▼

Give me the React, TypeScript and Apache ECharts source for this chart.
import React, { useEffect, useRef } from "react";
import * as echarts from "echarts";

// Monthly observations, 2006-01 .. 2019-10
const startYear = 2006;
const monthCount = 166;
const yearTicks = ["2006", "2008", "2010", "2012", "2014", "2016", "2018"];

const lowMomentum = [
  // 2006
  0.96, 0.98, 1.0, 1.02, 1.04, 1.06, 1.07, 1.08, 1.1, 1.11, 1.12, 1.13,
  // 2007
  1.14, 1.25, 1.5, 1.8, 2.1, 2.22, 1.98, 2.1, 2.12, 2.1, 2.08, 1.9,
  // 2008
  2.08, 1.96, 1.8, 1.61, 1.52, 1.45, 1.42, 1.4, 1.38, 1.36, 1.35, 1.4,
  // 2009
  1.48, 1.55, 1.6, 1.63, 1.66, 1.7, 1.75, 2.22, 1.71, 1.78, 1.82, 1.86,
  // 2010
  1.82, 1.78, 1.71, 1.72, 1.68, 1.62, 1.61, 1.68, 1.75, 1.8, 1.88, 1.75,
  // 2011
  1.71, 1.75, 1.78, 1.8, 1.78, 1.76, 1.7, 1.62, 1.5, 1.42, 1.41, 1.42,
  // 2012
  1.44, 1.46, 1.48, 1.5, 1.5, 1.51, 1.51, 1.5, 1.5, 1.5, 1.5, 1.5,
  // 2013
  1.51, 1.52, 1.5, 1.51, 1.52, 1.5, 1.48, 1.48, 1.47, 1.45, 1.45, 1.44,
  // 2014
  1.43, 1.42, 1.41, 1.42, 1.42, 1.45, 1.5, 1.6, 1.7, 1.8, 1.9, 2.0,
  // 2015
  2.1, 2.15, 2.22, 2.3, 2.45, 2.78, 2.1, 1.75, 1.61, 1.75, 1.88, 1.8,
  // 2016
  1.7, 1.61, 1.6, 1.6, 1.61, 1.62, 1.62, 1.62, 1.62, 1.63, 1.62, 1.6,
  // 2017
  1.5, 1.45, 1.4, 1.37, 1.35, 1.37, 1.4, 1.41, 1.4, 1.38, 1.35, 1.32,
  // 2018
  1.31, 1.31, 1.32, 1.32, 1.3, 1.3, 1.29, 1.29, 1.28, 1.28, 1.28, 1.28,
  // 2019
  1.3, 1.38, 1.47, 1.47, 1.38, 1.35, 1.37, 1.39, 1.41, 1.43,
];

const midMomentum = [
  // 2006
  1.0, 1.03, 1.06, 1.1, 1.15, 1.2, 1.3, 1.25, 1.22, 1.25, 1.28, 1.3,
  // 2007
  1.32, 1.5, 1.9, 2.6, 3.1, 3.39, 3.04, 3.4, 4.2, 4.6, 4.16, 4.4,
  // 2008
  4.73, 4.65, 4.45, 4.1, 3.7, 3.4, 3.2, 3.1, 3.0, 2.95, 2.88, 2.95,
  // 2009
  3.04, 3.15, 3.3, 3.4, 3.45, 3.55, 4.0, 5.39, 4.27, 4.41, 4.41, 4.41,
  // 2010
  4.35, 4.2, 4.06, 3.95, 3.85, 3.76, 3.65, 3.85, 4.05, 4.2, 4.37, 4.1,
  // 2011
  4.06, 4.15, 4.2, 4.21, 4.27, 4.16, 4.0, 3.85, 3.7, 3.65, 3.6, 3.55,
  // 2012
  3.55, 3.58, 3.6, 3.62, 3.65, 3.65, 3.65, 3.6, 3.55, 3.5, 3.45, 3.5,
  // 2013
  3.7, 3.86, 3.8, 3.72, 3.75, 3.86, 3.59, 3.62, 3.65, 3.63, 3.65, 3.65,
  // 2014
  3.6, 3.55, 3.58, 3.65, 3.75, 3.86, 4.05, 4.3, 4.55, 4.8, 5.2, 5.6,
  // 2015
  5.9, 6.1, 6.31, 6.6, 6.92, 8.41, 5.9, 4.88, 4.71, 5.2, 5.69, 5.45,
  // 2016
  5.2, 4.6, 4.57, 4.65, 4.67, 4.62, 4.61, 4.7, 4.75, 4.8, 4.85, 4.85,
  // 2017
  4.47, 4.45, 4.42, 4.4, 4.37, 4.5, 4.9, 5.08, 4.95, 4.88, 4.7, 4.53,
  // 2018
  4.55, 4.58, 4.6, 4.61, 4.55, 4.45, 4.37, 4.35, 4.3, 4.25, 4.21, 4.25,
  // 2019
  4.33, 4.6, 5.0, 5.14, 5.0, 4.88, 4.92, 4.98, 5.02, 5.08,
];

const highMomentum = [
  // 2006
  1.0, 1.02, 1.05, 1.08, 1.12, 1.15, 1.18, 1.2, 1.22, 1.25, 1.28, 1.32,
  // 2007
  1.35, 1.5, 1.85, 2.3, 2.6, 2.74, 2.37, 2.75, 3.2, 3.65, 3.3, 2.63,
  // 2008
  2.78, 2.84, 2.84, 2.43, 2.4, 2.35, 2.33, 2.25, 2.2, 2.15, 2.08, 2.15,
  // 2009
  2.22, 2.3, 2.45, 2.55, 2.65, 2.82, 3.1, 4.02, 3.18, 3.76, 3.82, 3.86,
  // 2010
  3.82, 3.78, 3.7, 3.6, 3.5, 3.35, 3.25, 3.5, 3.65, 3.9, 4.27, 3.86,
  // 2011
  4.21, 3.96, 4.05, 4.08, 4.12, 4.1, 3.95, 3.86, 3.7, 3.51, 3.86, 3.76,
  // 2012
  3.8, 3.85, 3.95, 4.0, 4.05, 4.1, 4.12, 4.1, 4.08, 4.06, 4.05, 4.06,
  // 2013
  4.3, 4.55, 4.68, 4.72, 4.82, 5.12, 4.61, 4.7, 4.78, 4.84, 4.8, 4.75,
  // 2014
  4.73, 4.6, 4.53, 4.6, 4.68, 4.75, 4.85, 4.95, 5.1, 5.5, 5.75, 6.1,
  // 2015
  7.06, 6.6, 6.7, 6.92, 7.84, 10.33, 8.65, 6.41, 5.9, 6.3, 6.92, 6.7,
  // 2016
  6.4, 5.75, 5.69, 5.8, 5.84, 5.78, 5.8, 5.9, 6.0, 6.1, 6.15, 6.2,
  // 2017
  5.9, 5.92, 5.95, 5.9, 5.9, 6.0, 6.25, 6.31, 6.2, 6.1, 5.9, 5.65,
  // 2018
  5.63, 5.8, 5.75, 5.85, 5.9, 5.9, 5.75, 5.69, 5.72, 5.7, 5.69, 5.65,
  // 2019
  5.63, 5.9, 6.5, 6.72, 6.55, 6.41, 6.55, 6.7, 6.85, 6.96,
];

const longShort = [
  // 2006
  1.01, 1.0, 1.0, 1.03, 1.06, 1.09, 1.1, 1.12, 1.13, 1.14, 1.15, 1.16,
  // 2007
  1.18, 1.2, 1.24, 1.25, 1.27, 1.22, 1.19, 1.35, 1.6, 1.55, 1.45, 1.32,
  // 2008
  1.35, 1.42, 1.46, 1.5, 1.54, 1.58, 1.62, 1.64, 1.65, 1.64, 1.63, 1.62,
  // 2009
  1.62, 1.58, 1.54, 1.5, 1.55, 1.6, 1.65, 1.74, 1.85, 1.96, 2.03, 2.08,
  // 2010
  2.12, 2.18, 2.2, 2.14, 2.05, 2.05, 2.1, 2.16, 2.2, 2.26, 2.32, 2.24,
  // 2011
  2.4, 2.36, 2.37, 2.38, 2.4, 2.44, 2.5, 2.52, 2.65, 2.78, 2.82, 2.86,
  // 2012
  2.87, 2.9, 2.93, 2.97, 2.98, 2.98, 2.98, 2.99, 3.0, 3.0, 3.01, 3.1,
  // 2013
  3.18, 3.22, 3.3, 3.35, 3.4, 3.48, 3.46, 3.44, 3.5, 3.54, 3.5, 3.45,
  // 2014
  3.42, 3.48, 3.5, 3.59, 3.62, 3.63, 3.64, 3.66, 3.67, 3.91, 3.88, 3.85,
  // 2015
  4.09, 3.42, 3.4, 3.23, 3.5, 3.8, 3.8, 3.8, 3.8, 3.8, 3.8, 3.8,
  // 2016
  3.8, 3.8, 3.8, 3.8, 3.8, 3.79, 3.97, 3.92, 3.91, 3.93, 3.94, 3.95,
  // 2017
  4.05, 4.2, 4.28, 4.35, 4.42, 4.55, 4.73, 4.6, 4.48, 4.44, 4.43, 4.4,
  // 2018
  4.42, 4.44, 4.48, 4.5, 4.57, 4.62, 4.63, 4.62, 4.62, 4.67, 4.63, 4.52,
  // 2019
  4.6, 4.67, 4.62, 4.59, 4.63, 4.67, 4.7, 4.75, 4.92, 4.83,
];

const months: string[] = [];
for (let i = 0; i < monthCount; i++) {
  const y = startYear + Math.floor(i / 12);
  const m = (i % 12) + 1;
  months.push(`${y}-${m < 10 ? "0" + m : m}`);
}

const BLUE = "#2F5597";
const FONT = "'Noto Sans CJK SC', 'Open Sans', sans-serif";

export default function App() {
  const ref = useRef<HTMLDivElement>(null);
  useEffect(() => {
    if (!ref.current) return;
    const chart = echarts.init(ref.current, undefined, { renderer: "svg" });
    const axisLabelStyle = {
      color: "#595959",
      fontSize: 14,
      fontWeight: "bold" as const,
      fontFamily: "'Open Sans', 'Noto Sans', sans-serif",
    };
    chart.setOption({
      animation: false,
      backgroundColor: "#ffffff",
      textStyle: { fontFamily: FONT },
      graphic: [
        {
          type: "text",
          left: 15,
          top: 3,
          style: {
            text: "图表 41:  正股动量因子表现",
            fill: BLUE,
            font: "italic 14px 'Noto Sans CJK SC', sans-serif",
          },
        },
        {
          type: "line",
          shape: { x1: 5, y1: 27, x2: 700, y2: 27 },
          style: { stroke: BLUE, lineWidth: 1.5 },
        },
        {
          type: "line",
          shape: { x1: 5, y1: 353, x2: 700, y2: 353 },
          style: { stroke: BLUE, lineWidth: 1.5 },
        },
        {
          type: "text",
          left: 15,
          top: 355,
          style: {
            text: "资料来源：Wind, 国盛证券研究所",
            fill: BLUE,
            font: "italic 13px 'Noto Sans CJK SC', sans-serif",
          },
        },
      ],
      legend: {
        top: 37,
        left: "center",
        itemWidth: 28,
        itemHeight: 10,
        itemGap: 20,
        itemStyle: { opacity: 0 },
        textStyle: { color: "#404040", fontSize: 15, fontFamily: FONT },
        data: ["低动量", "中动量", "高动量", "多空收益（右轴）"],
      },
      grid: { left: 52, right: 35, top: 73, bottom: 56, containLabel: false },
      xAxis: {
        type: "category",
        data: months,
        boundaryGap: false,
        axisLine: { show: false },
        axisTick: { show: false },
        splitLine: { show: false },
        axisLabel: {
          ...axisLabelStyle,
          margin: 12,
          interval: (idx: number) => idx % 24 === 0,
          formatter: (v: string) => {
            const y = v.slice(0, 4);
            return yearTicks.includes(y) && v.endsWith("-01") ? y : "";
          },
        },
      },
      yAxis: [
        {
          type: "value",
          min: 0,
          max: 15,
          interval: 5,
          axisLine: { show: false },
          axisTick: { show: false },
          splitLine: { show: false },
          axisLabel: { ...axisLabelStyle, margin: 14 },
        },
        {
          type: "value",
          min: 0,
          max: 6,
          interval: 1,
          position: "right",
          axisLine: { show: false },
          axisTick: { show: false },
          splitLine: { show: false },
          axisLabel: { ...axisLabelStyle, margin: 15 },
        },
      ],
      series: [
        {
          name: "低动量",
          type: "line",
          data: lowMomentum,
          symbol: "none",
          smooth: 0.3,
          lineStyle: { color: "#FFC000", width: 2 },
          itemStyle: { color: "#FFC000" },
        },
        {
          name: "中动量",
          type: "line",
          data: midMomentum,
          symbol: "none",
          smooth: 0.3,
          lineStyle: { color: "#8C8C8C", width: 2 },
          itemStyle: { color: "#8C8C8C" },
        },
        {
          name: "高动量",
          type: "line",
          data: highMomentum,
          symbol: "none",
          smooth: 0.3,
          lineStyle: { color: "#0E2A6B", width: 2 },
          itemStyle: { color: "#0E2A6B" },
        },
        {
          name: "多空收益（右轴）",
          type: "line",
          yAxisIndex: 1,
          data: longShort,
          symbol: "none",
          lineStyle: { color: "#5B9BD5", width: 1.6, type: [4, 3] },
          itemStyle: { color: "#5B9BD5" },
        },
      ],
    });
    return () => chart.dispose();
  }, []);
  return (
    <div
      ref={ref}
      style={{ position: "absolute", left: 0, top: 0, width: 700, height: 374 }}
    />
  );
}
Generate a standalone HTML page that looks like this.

▲

__What the task asks__
Go through the listing above and pull out each line containing the word "React".

__Output of the exercise__
Give me the React, TypeScript and Apache ECharts source for this chart.
import React, { useEffect, useRef } from "react";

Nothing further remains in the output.